-- DATASET start --

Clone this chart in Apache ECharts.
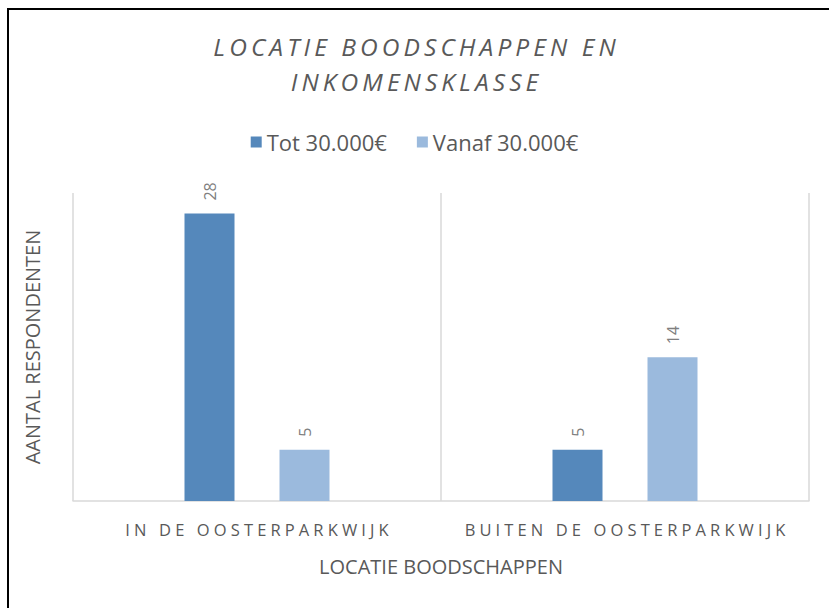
<!DOCTYPE html>
<html>
<head>
<meta charset="utf-8" />
<script src="https://cdn.jsdelivr.net/npm/echarts@6/dist/echarts.min.js"></script>
<style>
	html, body { margin: 0; padding: 0; background: #fff; }
	#chart { width: 829px; height: 608px; }
</style>
</head>
<body>
<div id="chart"></div>
<script>
	var categories = ["IN DE OOSTERPARKWIJK", "BUITEN DE OOSTERPARKWIJK"];
	var seriesNames = ["Tot 30.000€", "Vanaf 30.000€"];
	var totValues = [28, 5];
	var vanafValues = [5, 14];

	var textGray = "#595959";
	var fontName = "'Open Sans', 'Noto Sans', sans-serif";

	// zrender has no letter-spacing, so pad the letters with narrow spaces
	function spaced(s, gap) {
		return s.split("").join(gap);
	}

	var chart = echarts.init(document.getElementById("chart"), null, { renderer: "svg" });

	var barLabel = {
		show: true,
		position: "top",
		rotate: 90,
		align: "left",
		verticalAlign: "middle",
		distance: 13,
		color: "#7f7f7f",
		fontSize: 16,
		fontFamily: fontName
	};

	var option = {
		backgroundColor: "#fff",
		animation: false,
		title: {
			text: spaced("LOCATIE BOODSCHAPPEN EN", "\u2009") + "\n" + spaced("INKOMENSKLASSE", "\u2009"),
			left: "center",
			top: 24,
			textStyle: {
				color: textGray,
				fontSize: 24.5,
				fontStyle: "italic",
				fontWeight: "normal",
				fontFamily: fontName,
				lineHeight: 35
			}
		},
		legend: {
			top: 126,
			left: "center",
			itemWidth: 11,
			itemHeight: 11,
			itemGap: 30,
			icon: "rect",
			textStyle: { color: textGray, fontSize: 22, fontFamily: fontName }
		},
		grid: { left: 73, right: 20, top: 193, bottom: 107 },
		xAxis: {
			type: "category",
			data: categories,
			name: "LOCATIE BOODSCHAPPEN",
			nameLocation: "middle",
			nameGap: 55,
			nameTextStyle: { color: textGray, fontSize: 20, fontFamily: fontName },
			axisLine: { lineStyle: { color: "#d9d9d9", width: 1.5 } },
			axisTick: { show: false, interval: 0 },
			axisLabel: {
				interval: 0,
				color: textGray,
				fontSize: 16.5,
				margin: 20,
				fontFamily: fontName,
				formatter: function (v) { return spaced(v, "\u2005"); }
			},
			splitLine: { show: true, interval: 0, lineStyle: { color: "#d9d9d9", width: 1.5 } }
		},
		yAxis: {
			type: "value",
			min: 0,
			max: 30,
			name: "AANTAL RESPONDENTEN",
			nameLocation: "middle",
			nameGap: 31,
			nameTextStyle: { color: textGray, fontSize: 20, fontFamily: fontName },
			axisLine: { show: false },
			axisTick: { show: false },
			axisLabel: { show: false },
			splitLine: { show: false }
		},
		series: [
			{
				name: seriesNames[0],
				type: "bar",
				data: totValues,
				barWidth: 50,
				barGap: "90%",
				itemStyle: { color: "#5588bb" },
				label: barLabel
			},
			{
				name: seriesNames[1],
				type: "bar",
				data: vanafValues,
				barWidth: 50,
				itemStyle: { color: "#9bbadd" },
				label: barLabel
			}
		],
		graphic: [
			{
				type: "polyline",
				shape: { points: [[8, 608], [8, 9], [829, 9]] },
				style: { stroke: "#000", lineWidth: 2, fill: null }
			}
		]
	};

	chart.setOption(option);
</script>
</body>
</html>
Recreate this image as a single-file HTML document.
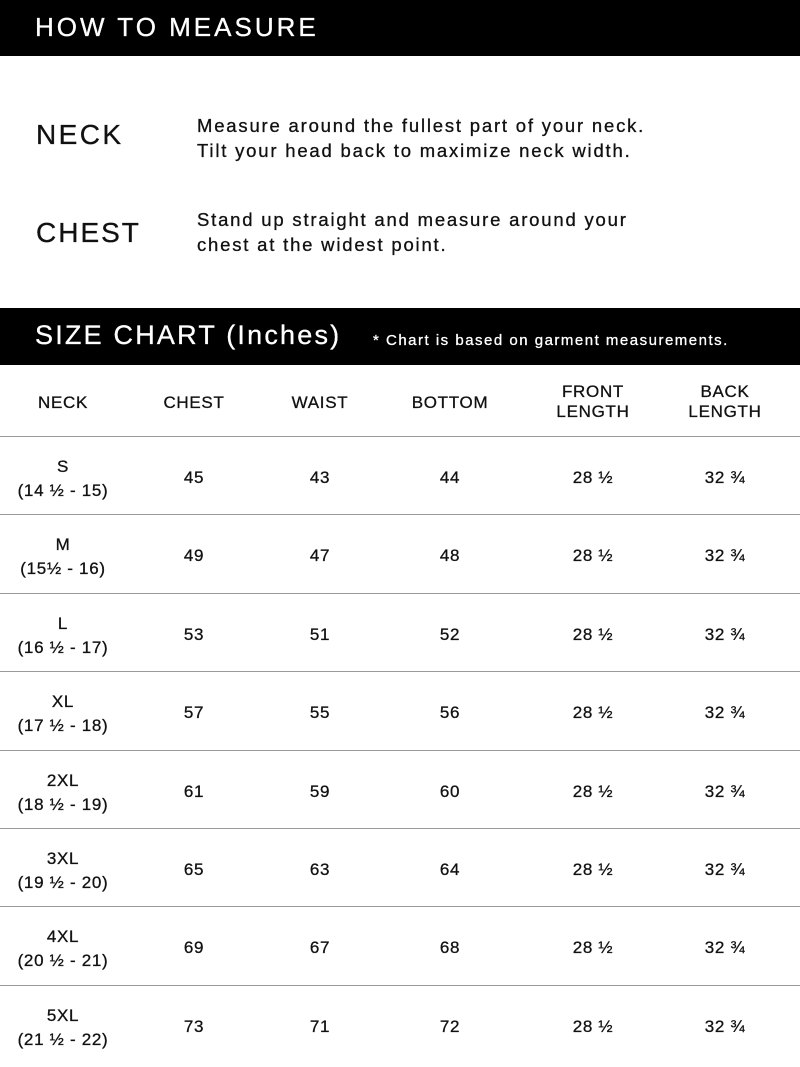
<!DOCTYPE html>
<html><head><meta charset="utf-8"><style>
body{margin:0;width:800px;height:1067px;background:#fff;position:relative;overflow:hidden;font-family:"Liberation Sans",sans-serif;color:#111}
.a{position:absolute;white-space:nowrap;-webkit-text-stroke:0.3px currentColor}
.bar{position:absolute;left:0;width:800px;background:#000}
.c{position:absolute;transform:translateX(-50%);text-align:center;white-space:nowrap;font-size:17px;letter-spacing:0.7px;line-height:22px;-webkit-text-stroke:0.3px #111}
.ln{position:absolute;left:0;width:800px;height:1px;background:#999}
</style></head><body>
<div class="bar" style="top:0;height:56px"></div>
<div class="a" style="left:35px;top:12px;color:#fff;font-size:26px;letter-spacing:3px">HOW TO MEASURE</div>
<div class="a" style="left:36px;top:119px;font-size:28px;letter-spacing:2.4px">NECK</div>
<div class="a" style="left:36px;top:217px;font-size:28px;letter-spacing:2px">CHEST</div>
<div class="a" style="left:197px;top:113px;font-size:18.5px;line-height:25px;letter-spacing:1.8px">Measure around the fullest part of your neck.<br>Tilt your head back to maximize neck width.</div>
<div class="a" style="left:197px;top:207px;font-size:18.5px;line-height:25px;letter-spacing:1.8px">Stand up straight and measure around your<br>chest at the widest point.</div>
<div class="bar" style="top:308px;height:57px"></div>
<div class="a" style="left:35px;top:320px;color:#fff;font-size:27px;letter-spacing:2.2px">SIZE CHART (Inches)</div>
<div class="a" style="left:373px;top:332px;color:#fff;font-size:15px;letter-spacing:1.5px">* Chart is based on garment measurements.</div>
<div class="c" style="left:63px;top:392px">NECK</div>
<div class="c" style="left:194px;top:392px">CHEST</div>
<div class="c" style="left:320px;top:392px">WAIST</div>
<div class="c" style="left:450px;top:392px">BOTTOM</div>
<div class="c" style="left:593px;top:382px;line-height:20px">FRONT<br>LENGTH</div>
<div class="c" style="left:725px;top:382px;line-height:20px">BACK<br>LENGTH</div>
<div class="ln" style="top:436px"></div>
<div id="rows"></div>
<script>
var d=[["S","(14 ½ - 15)",45,43,44],["M","(15½ - 16)",49,47,48],["L","(16 ½ - 17)",53,51,52],["XL","(17 ½ - 18)",57,55,56],["2XL","(18 ½ - 19)",61,59,60],["3XL","(19 ½ - 20)",65,63,64],["4XL","(20 ½ - 21)",69,67,68],["5XL","(21 ½ - 22)",73,71,72]];
var h="";
for(var i=0;i<8;i++){var t=Math.round(436+i*78.4);var r=d[i];
h+='<div class="c" style="left:63px;top:'+(t+19)+'px;line-height:24px">'+r[0]+'<br>'+r[1]+'</div>';
var cols=[[194,r[2]],[320,r[3]],[450,r[4]],[593,"28 ½"],[725,"32 ¾"]];
for(var j=0;j<5;j++)h+='<div class="c" style="left:'+cols[j][0]+'px;top:'+(t+31)+'px">'+cols[j][1]+'</div>';
if(i<7)h+='<div class="ln" style="top:'+Math.round(436+(i+1)*78.4)+'px"></div>';}
document.getElementById("rows").innerHTML=h;
</script>
</body></html>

-- DATASET end --

=== REQUIREMENTS ===
Collect every line from the records above that contains the word "document".

=== THE COMPLETED TASK ===
	var chart = echarts.init(document.getElementById("chart"), null, { renderer: "svg" });
Recreate this image as a single-file HTML document.
document.getElementById("rows").innerHTML=h;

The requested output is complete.